We’ve all been there. You Google a recipe, click on a link, and before you get to the ingredients, you’re wading through paragraphs about a blogger’s grandmother, a childhood trip to Italy, or the precise moment they fell in love with cinnamon. If you’re in a rush, it’s tempting to sigh and scroll past, searching for that elusive “Jump to Recipe” button. But what if those seemingly endless anecdotes serve a deeper purpose than just testing your patience?
In an age where AI tools like “Recipe Cleaner” promise to strip away everything but the essentials, we need to ask: What do we lose when we reduce recipes to just a list of steps? Turns out, quite a lot!
Food is never just about sustenance, as it’s a vessel for history, identity, and personal memory. The stories that accompany recipes aren’t filler; they’re context. When a home cook shares a dish, they aren’t just handing over instructions, they’re passing down traditions. Consider the difference between reading “2 cups of flour, 1 teaspoon of salt” and learning that a particular bread recipe has been baked in someone’s family for generations, surviving wars, migrations, and hardships. That background transforms a simple loaf into a piece of living history. By demanding bare-bones recipes, we risk stripping food of its cultural weight. A dish isn’t just about what goes into it; it’s about who made it, where it comes from, and why it matters. This ties directly into another crucial factor: the economic reality of food blogging.

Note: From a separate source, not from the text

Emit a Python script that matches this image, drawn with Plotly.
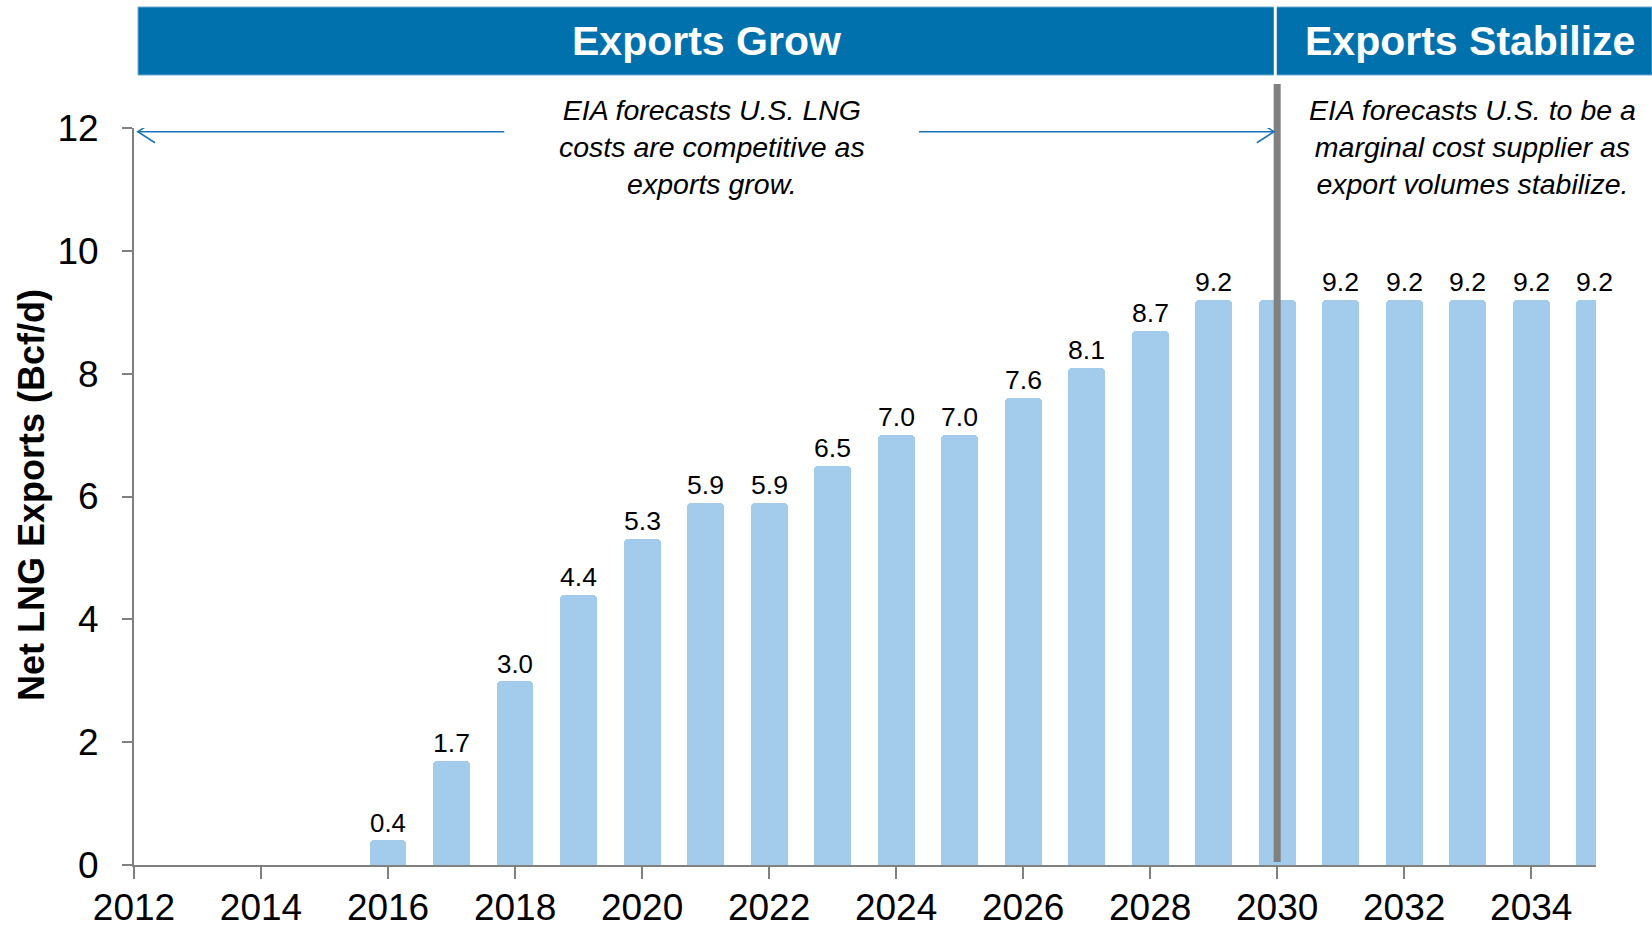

Let’s be honest: most recipe websites are covered in ads. It’s annoying. But those ads aren’t there just to frustrate you—they keep food bloggers afloat. Writing, testing, and perfecting a recipe takes time and money. Many food bloggers don’t just cook for fun; they rely on ad revenue to make a living. Longer posts mean more space for ads, which means bloggers can keep their sites running without putting recipes behind a paywall. If everyone only used AI to extract recipes, these creators would lose a significant source of income for the time they put into the work. Ironically, the free access we take for granted exists because of the very content people are trying to skip.
Additionally, not every home cook is at the same skill level. For beginners, those extra paragraphs can be lifesavers. Detailed explanations about why a dough needs to rest or how different spice combinations affect flavor can make or break a dish. Beyond technique, storytelling offers an emotional connection. A well-told story can inspire you to try something new, to cook with more care, to appreciate the nuances of a dish you might have otherwise overlooked. In this way, the personal narratives in food blogs don’t just enrich the recipe; they enrich the cooking experience itself.
Cooking isn’t just about feeding ourselves; it’s about connecting to something bigger, to the hands that kneaded before ours and the tables that came before us. Hence perhaps, reading that extra paragraph or two isn’t an inconvenience. Maybe it’s an invitation to slow down, to listen, and to savor the story behind the dish as much as the dish itself.